И знаете что? Похоже, дело действительно было именно в нашем холодильнике. Т.е., источником холода, угрызавшего в этом году весеннюю Европу (по крайней мере, южнобалтийскую часть ее) стал именно он, проклятый. Потому что выйдя из дома сразу после его ремонта, мы обнаружили, что воздух пахнет началом весенних каникул. Причем не каких-нибудь абстрактных, а моих одесских весенних каникул, такое ни с чем не перепутаешь и не забудешь, хоть пятьсот лет еще на свете проживи. Это - ну я даже не знаю, каков состав. Сложный. Но в основе совершенно точно запах разогретого солнцем асфальта и вчерашнего еще холодного дождя - последнего холодного дождя в этом сезоне. И молодой травы. И деревьев, которые скоро зацветут, аромат их будущих цветов доносится откуда-нибудь из послезавтра, или вообще из следующей недели, когда как. И буйные кухонные запахи из распахнутых по случаю внезапного тепла окон - разогретое полсолнечное масло, обязательные котлеты, сладкие нотки компота из сухофруктов, первые парниковые огурцы, только что разрезанные на упоительные кружочки, что-то еще. Почти неуловимый запах оставленного дома портфеля и пыли, которая осядет на нем за неделю, пока он будет стоять в коридоре, где его бросили, прибежав с последнего перед каникулами урока, и пусть все спотыкаются, плевать, не стану его убирать, не прикоснусь даже, потому что у меня ка-ни-ку-лы, ясно вам? Знаете, что такое каникулы? Это - вольная воля. То есть, потенциальная возможность ее. И довольно жалкая, будем честны, реализация. Просто потому что любое осуществление меньше возможности. Но кого это хоть когда-нибудь останавливало? (А если кого-то останавливало, он дурак.)

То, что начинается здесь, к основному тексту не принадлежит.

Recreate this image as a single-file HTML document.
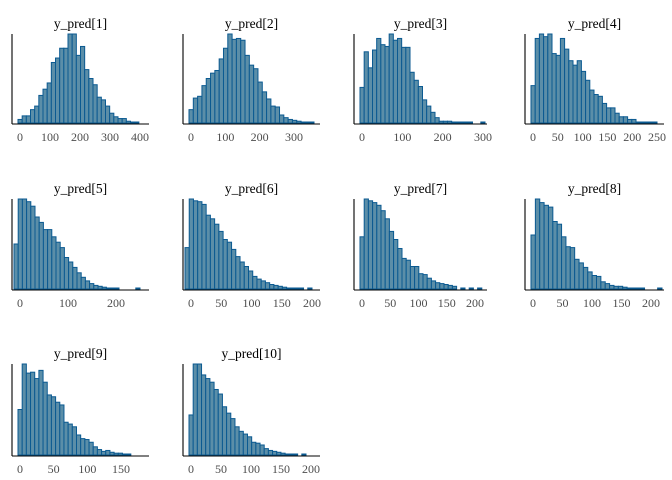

Так вот, в виленском послеполуденном воздухе был разлит этот сладкий аромат начала одесских весенних школьных каникул, когда две волны - персональной свободы и всеобщей весны сливаются в один мощный поток; навскидку датирую его семьдесят девятым годом прошлого века, но могу ошибаться.
Еще горстка храбрых подснежников во дворе на Бокшто превратилась в несколько озер; на улице Швенто Казимиро подняли белые и лиловые головы крокусы, на проспекте Гедиминаса возле магазина Zara первая перелетная бабушка продавала сиреневые перелески (ну не "печеночницей" же их называть, в самом деле), связанные в совсем крошечные букеты, годящиеся разве что на бутоньерки. В центре (по крайней мере, на Вильняус и на Пилес) появились первые уличные столики кафе, а значит весна неизбежна и неотменима теперь.
Простите нас, пожалуйста, что мы не починили холодильник раньше. Мы даже не догадывались, что все из-за него.